Young Paris, Old Emma and a Stranger

Granddaughter Paris was about five feet tall and not yet a teenager, driving Emma, our good old camper-van, on a dirt road near Mendocino, California. I was in the passenger seat, happy and confident that she could handle the job, although Frances had already gotten out, having begged us to turn around when she first caught sight of the downward tilt of the bumpy rocky road, barely more than a double-rutted path, sprinkled by light rain the night before.

Paris had it in granny gear, but at 10 miles an hour we were still going too fast for the bumps. So she straightened out to her full length, hardly touching the seat, and pushed the brake and clutch pedals with all her might to bring us to a crawl. A few yards farther on, we began suspecting that this “road” was becoming a steep descent into a gravity well that Emma might not escape with only 2-wheel drive, no dualies and an un-limited-slip differential. I set the hand brake with a serious yank, and we left the engine idling as we got out to walk ahead and look. Our fears were well founded: before the road leveled off at the foot of the hill, the grade would become extreme. We turned and looked up in time to see Emma slowly beginning to move forward! Paris screamed and we both ran uphill to prevent a disaster. Maybe the brake cable was stretching slightly, or maybe the damp ground beneath the rear tires was slipping.

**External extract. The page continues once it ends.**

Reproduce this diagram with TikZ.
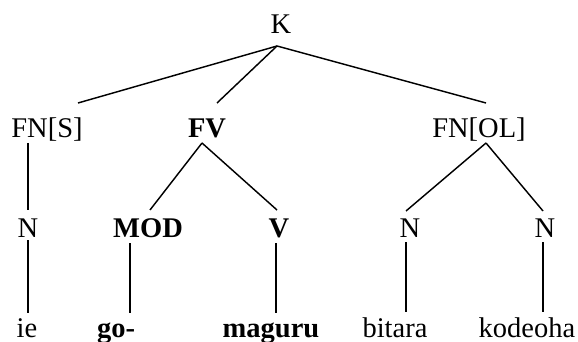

Suddenly a raggedy man appeared on the slope, a common type in Mendocino County. He began talking at this most unwelcome time, as I ascertained that Emma was slowing to a stop. The three of us fell into a conversation of sorts, barely holding my attention, standing in the tilted road, under a blue sky with a few puffy clouds drifting above and the misty Pacific Ocean rolling its thunder half a mile to the west. The man said, “You don’t read The San Francisco Chronicle.” I said, “I don’t read much printed news anymore, but when I did, I liked the Chronicle. And my wife found life-changing events and reviews in the pink pages, one of which led to our personal and musical growth with El Teatro Campesino.” He said, “You don’t want to read the Chronicle.” I said in a robot monotone, “You don’t know what I want.”

Frances got out of bed and I woke up.